Four Roses Limited Edition Small Batch
Perennially one of the whiskey releases that I’m most looking forward to, I really can’t remember a batch of Four Roses Limited Edition Small Batch that I didn’t really, really like (if not love) when first tasting it. The company simply seems to have one of the highest batting averages in the industry when it comes to stand-out batches of this bourbon blend, and credit is of course due to Master Distiller Brent Elliott for continuing to turn out thrilling bottles of this stuff on a yearly basis. The man knows what he’s doing.
The 2022 batch of Four Roses LE Small Batch was crafted from four of the company’s 10 bourbon recipes, with component parts including 14-year-old OESV, 14-year-old OESF, 15-year-old OESK and 20-year-old OBSV. That’s a particularly old blend for this series, with more influence from older and oakier bourbons, and the inclusion of an “F” yeast strain is also notable—it is typically described as possessing overtly herbal tones, with OESF specifically described as “herbs and mint.” As we wrote when tasting:
On the nose, this bourbon features a deft interplay between richness, oak, spice and subtle fruit.

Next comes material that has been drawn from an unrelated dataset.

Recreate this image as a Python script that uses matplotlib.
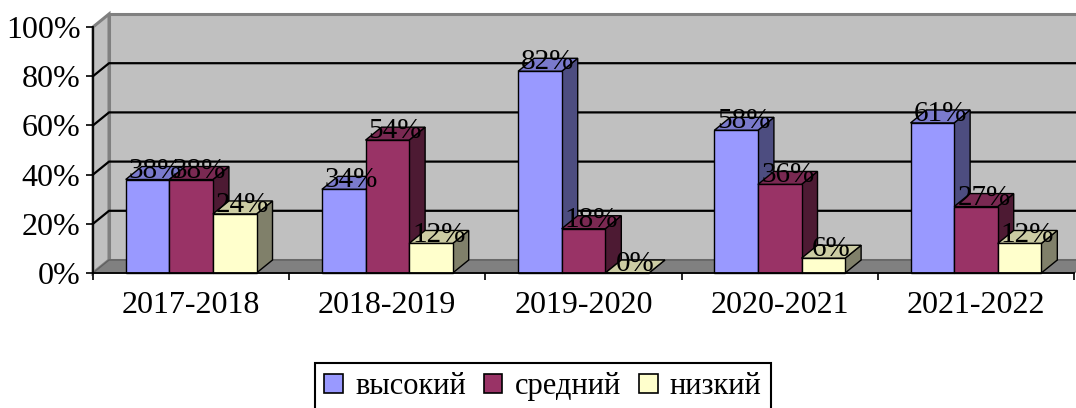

I’m getting toffee and nutty cocoa, along with clove/allspice, old oak and slight smoke. At the same time, there’s something distinctly evocative of fresh, sweet cream butter, with just a touch of apricot stone fruit as well. The nose suggests a moderate sweetness, but plenty of spice. On the palate, the first thing one really takes note of here is the silky soft texture. It has a really wonderful mouthfeel, extremely smooth and a little creamy, which amplifies the buttery note of the nose. Oak and spice are two of the biggest players of the flavor profile, with waves of old, seasoned oak (not bitter in the least, and with little tannin) contributing big spice notes of cinnamon sugar and allspice. These are supported by richer impressions of molasses and some dark cherry fruitiness, but the overall profile really isn’t on the overtly sweet side at all. Nor is the oak really of the drying variety; the final bourbon isn’t being “dried out” by the oak, it’s just not as sweet on a baseline level as some of the other, more recent years of the Limited Edition. Instead, it’s a more delicate profile, featuring vanilla bean and spicier green notes coming out over time, products of the F yeast strain. That rye spice and mint has been preserved from the original Four Roses flavor profile, and it plays nicely with all the old oak and spice, with just enough sweetness to get it where it’s going.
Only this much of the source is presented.